For what seems like the sixth time today, you’ve slammed your knee against your desk and it’s throbbing. Is it time for a pain pill? Try a breathing meditation instead.
A new study finds that easy-to-learn mindful meditation significantly reduces pain.
“We see really dramatic reductions in pain after the four-day intervention,” says Fadel Zeidan, assistant professor of neurobiology and anatomy at Wake Forest Baptist Medical Center, and an author of the study. “We seem to be surprised by the efficacy of the technique especially after a brief training.”
It's in the breath
Mindful meditation is meditation that often focuses on the breath, where people let go of feelings in non-judgmental ways. Other types of meditation are more centered on a mantra or chanting.
For the study, Zeidan first tested 78 participants’ pain response by using a device that causes pain without real damage. Then half of the study participants learned mindful meditation for 20 minutes over four days; the other half listened to an audiobook. Afterward, the researchers again induced pain again.
Some people received a saline placebo while others received naloxone, which blocks opioid receptors. If mindful meditation worked by using the body’s natural opioid system, then meditating while on naloxone would not improve the pain.
But Zeidan found that both groups who meditated—whether they received a placebo or naloxone—experienced less pain than those who listened to an audiobook.
Mindful meditation “helps reduce your pain, helps you live with your pain,” says Dr. Natalia Morone, an associate professor of medicine at Pitt School of Medicine, who was not involved in the study.
Morone’s own research published in the March's JAMA Internal Medicine found that eight-weeks of 45-minutes of mindful meditation helped people manage chronic back pain.
But she says that Zeidan’s paper is one of the first to show how mindful meditation works.

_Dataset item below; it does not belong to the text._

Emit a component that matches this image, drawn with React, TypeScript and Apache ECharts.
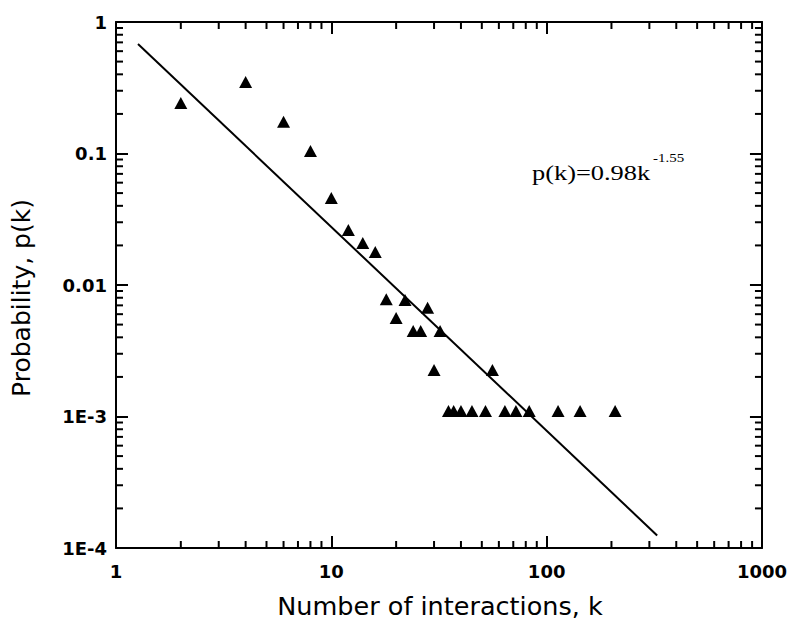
import React, { useEffect, useRef } from 'react';
import * as echarts from 'echarts';

// Degree k of each protein class and the measured probability p(k)
const kValues = [2, 4, 6, 8, 10, 12, 14, 16, 18, 20, 22, 24, 26, 28, 30, 32, 56,
  35, 37, 40, 45, 52, 64, 72, 83, 113, 143, 208];
const pValues = [0.242, 0.35, 0.174, 0.1045, 0.0459, 0.0262, 0.0209, 0.0178, 0.0078, 0.0056,
  0.0077, 0.00447, 0.00447, 0.0067, 0.00226, 0.00447, 0.00226,
  0.0011, 0.0011, 0.0011, 0.0011, 0.0011, 0.0011, 0.0011, 0.0011, 0.0011, 0.0011, 0.0011];

// Power-law fit p(k) = 0.98 k^-1.55 drawn between these k values
const fitCoef = 0.98;
const fitExp = -1.55;
const fitKRange = [1.265, 326];

const xTickLabels = ['1', '10', '100', '1000'];
const yTickLabels = ['1E-4', '1E-3', '0.01', '0.1', '1'];

const X_MIN = 1, X_MAX = 1000, Y_MIN = 1e-4, Y_MAX = 1;

const xMinor: number[] = [];
for (let d = 1; d < X_MAX; d *= 10) for (let m = 2; m <= 9; m++) xMinor.push(d * m);
const yMinor: number[] = [];
for (let d = Y_MIN; d < Y_MAX * 0.99; d *= 10) for (let m = 2; m <= 9; m++) yMinor.push(d * m);

const MINOR = 7;
const MAJOR = 12;
const BLACK = '#000';

export default function App() {
  const ref = useRef<HTMLDivElement>(null);
  useEffect(() => {
    if (!ref.current) return;
    const chart = echarts.init(ref.current, null, { renderer: 'svg' });
    const labelStyle = {
      fontFamily: 'DejaVu Sans', fontWeight: 'bold' as const, fontSize: 18, color: BLACK,
    };
    const axisCommon = {
      type: 'log' as const, logBase: 10,
      axisLine: { show: true, lineStyle: { color: BLACK, width: 2 } },
      axisTick: { show: true, inside: true, length: MAJOR, lineStyle: { color: BLACK, width: 2 } },
      splitLine: { show: false },
      minorTick: { show: false },
    };
    const fitData = fitKRange.map((k) => [k, fitCoef * Math.pow(k, fitExp)]);
    chart.setOption({
      animation: false,
      backgroundColor: '#fff',
      grid: { left: 116, top: 22, right: 27, bottom: 79 },
      xAxis: [
        {
          ...axisCommon, position: 'bottom', min: X_MIN, max: X_MAX,
          axisLabel: {
            ...labelStyle, margin: 14,
            formatter: (v: number) => xTickLabels[Math.round(Math.log10(v))],
          },
        },
        { ...axisCommon, position: 'top', min: X_MIN, max: X_MAX, axisLabel: { show: false } },
      ],
      yAxis: [
        {
          ...axisCommon, position: 'left', min: Y_MIN, max: Y_MAX,
          axisLabel: {
            ...labelStyle, margin: 9,
            formatter: (v: number) => yTickLabels[Math.round(Math.log10(v)) + 4],
          },
        },
        { ...axisCommon, position: 'right', min: Y_MIN, max: Y_MAX, axisLabel: { show: false } },
      ],
      graphic: [
        {
          type: 'text', x: 440, y: 606,
          style: {
            text: 'Number of interactions, k', fontFamily: 'DejaVu Sans', fontSize: 25.5,
            fill: BLACK, align: 'center', verticalAlign: 'middle',
          },
        },
        {
          type: 'text', x: 21, y: 298, rotation: Math.PI / 2,
          style: {
            text: 'Probability, p(k)', fontFamily: 'DejaVu Sans', fontSize: 25,
            fill: BLACK, align: 'center', verticalAlign: 'middle',
          },
        },
        {
          type: 'text', x: 532, y: 172.5, scaleX: 1.2,
          style: {
            text: 'p(k)=0.98k', fontFamily: 'Liberation Serif', fontSize: 22,
            fill: BLACK, align: 'left', verticalAlign: 'middle',
          },
        },
        {
          type: 'text', x: 653, y: 158, scaleX: 1.15,
          style: {
            text: '-1.55', fontFamily: 'Liberation Serif', fontSize: 13,
            fill: BLACK, align: 'left', verticalAlign: 'middle',
          },
        },
      ],
      series: [
        {
          type: 'custom', name: 'xMinorTicks', silent: true, clip: false,
          xAxisIndex: 0, yAxisIndex: 0,
          data: xMinor.map((v) => [v, Y_MIN]),
          renderItem: (_p: any, api: any) => {
            const v = api.value(0);
            const b = api.coord([v, Y_MIN]);
            const t = api.coord([v, Y_MAX]);
            const st = { stroke: BLACK, lineWidth: 2 };
            return {
              type: 'group', children: [
                { type: 'line', shape: { x1: b[0], y1: b[1], x2: b[0], y2: b[1] - MINOR }, style: st },
                { type: 'line', shape: { x1: t[0], y1: t[1], x2: t[0], y2: t[1] + MINOR }, style: st },
              ],
            };
          },
        },
        {
          type: 'custom', name: 'yMinorTicks', silent: true, clip: false,
          xAxisIndex: 0, yAxisIndex: 0,
          data: yMinor.map((v) => [X_MIN, v]),
          renderItem: (_p: any, api: any) => {
            const v = api.value(1);
            const l = api.coord([X_MIN, v]);
            const r = api.coord([X_MAX, v]);
            const st = { stroke: BLACK, lineWidth: 2 };
            return {
              type: 'group', children: [
                { type: 'line', shape: { x1: l[0], y1: l[1], x2: l[0] + MINOR, y2: l[1] }, style: st },
                { type: 'line', shape: { x1: r[0], y1: r[1], x2: r[0] - MINOR, y2: r[1] }, style: st },
              ],
            };
          },
        },
        {
          type: 'line', name: 'fit', data: fitData, showSymbol: false, symbol: 'none',
          lineStyle: { color: BLACK, width: 2 }, silent: true,
        },
        {
          type: 'scatter', name: 'data', data: kValues.map((k, i) => [k, pValues[i]]),
          symbol: 'triangle', symbolSize: [13, 12],
          itemStyle: { color: BLACK, opacity: 1 },
        },
      ],
    });
    return () => chart.dispose();
  }, []);
  return (
    <div
      ref={ref}
      style={{ position: 'fixed', left: 0, top: 0, width: 790, height: 627, background: '#fff' }}
    />
  );
}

Most pain interventions — including the body’s natural responses, medication, acupuncture, hypnosis, relaxation techniques — use the what’s known as the endogenous opioid system, a network of opioid receptors in the brain which engage to blunt pain. [For example, endorphins, the chemicals which kick in during exercise or sex, are opioid receptors.] The proliferation of these receptors is the reason opioid-based drugs work well in humans.
But Zeidan found that mindful meditation works differently.
"What they are demonstrating is that this mindfulness meditation—and you can probably extrapolate to other styles—they do not work by releasing central opioids but they work by changing your attention to the pain," says Dr. Amit Sood, a professor of medicine at the Mayo Clinic, who was not involved in the study.
Because it doesn't rely on the opioid system, people who take medication can mindfully meditate and experience even more relief.
"Every person who has pain should have some sort of mind body approach," says Sood, adding that mind-body practices help people grapple with the emotional element of pain and "change their resilience and their ability to handle the pain."
As easy as a pill
Zeidan hoped the meditation would be as easy to use as a pill.
He’s unsure if mindfully meditating for five or 10 minutes would be just as effective; there’s no research on it. But, he does believe people can teach themselves how to mindfully meditate.